Cependant, l’attaque de Ouagadougou a été menée par Mokhtar Belmokhtar, le leader du groupe Al-Mourabitoune, qui a rallié Al-Qaïda en décembre 2015. "On est en train d'affaiblir Daech en Irak et en Syrie. Par ricochet, Aqmi se renforce et on assiste déjà d'ailleurs à un reflux des jihadistes partis vers Daech qui rejoignent Al-Qaïda", affirme Mathieu Guidère, professeur agrégé d'islamologie et de la pensée arabe, interrogé par Le Parisien.

Al-Qaïda est forcé de changer ses méthodes

Sur le papier, Al-Qaïda et l'Etat islamique mènent tous deux la guerre contre l'Occident. Pour Mathieu Guidère, Al-Qaïda cherche à "tuer le tourisme dans ces pays comme le Sénégal, la Côte d'Ivoire, le Burkina Faso et le Niger, comme Daech l'a fait en Tunisie".

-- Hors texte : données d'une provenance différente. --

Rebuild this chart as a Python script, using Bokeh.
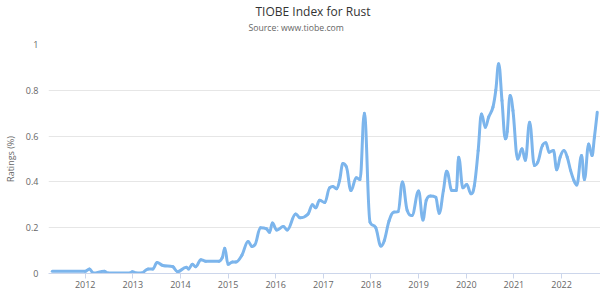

Pour parvenir à leurs fins, les méthodes ont longtemps divergé, explique Alain Rodier à Atlantico : "Al-Qaïda tente de 'cibler' ses objectifs (des journalistes ayant croqué le prophète, des Juifs, des représentants de l'autorité – militaires, policiers, fonctionnaires –, etc.), en limitant les 'pertes collatérales' alors que Daech considère que tout est bon à tuer (attentats de novembre de Paris visant indistinctement des civils de tous types et confessions différentes)." Mais cette fois-ci, Al-Qaïda, spécialisé dans les enlèvements ou les attaques des forces sécuritaires, "s'est aligné sur le mode opératoire de l'Etat islamique", précise le spécialiste.